### Problem requirements
Tell how many lines include the string "that". Answer with a single number.

### Source data
-----
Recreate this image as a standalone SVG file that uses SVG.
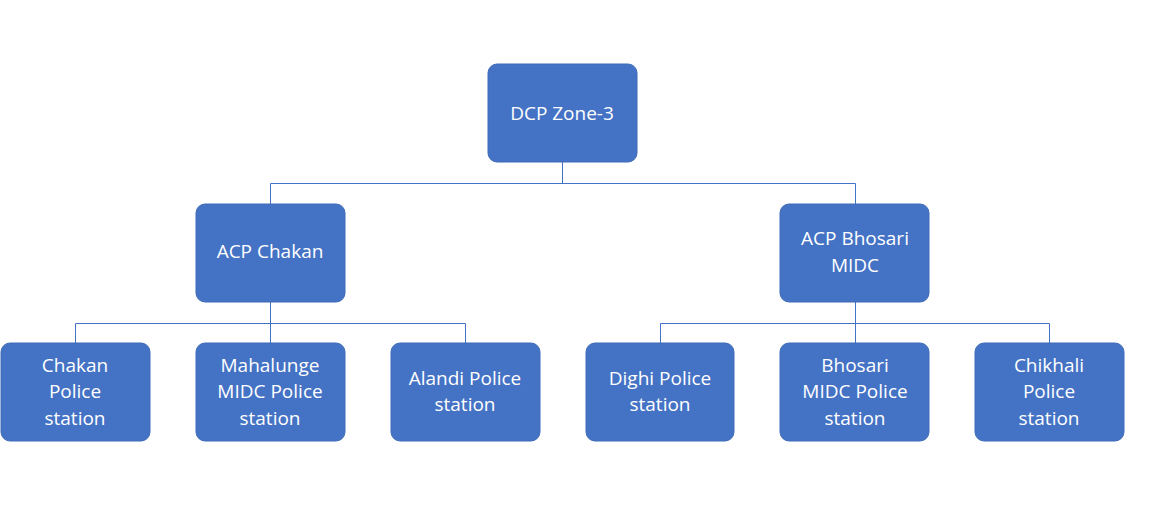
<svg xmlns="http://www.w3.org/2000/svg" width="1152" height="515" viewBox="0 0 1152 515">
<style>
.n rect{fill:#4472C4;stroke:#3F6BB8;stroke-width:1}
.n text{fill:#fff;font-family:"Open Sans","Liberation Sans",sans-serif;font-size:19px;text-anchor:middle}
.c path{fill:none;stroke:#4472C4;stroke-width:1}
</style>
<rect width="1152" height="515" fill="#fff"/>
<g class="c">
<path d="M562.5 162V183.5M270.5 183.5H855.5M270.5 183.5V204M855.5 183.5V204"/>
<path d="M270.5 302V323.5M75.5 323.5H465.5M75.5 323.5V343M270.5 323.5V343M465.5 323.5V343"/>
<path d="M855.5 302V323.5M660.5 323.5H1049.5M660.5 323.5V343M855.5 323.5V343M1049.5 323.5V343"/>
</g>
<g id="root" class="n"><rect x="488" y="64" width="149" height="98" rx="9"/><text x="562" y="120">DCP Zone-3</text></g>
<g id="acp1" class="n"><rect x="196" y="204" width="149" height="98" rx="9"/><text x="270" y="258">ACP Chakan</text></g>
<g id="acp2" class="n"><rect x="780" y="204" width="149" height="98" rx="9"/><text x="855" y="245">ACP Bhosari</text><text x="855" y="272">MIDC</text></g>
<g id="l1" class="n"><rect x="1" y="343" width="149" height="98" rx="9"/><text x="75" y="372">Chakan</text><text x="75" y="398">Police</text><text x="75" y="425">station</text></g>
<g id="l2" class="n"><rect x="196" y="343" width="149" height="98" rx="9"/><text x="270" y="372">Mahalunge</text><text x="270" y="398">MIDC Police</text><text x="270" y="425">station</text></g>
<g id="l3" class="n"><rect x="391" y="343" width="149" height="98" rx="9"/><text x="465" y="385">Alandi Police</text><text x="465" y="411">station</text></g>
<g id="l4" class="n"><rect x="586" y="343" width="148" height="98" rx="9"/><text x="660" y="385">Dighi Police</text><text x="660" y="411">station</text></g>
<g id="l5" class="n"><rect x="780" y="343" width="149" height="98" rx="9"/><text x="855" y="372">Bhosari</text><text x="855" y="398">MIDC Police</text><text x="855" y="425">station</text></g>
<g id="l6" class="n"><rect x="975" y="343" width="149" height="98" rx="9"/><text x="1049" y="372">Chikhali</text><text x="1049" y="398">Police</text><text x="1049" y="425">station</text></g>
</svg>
-----
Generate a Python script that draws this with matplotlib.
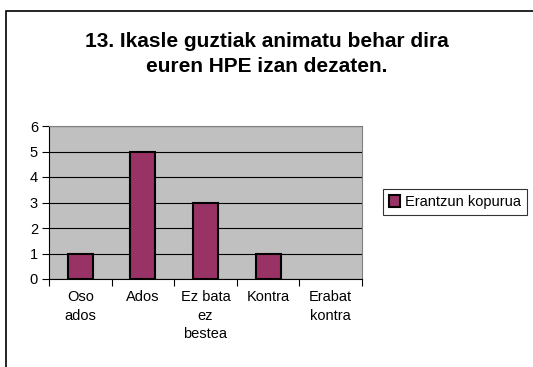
-----
### Answer
2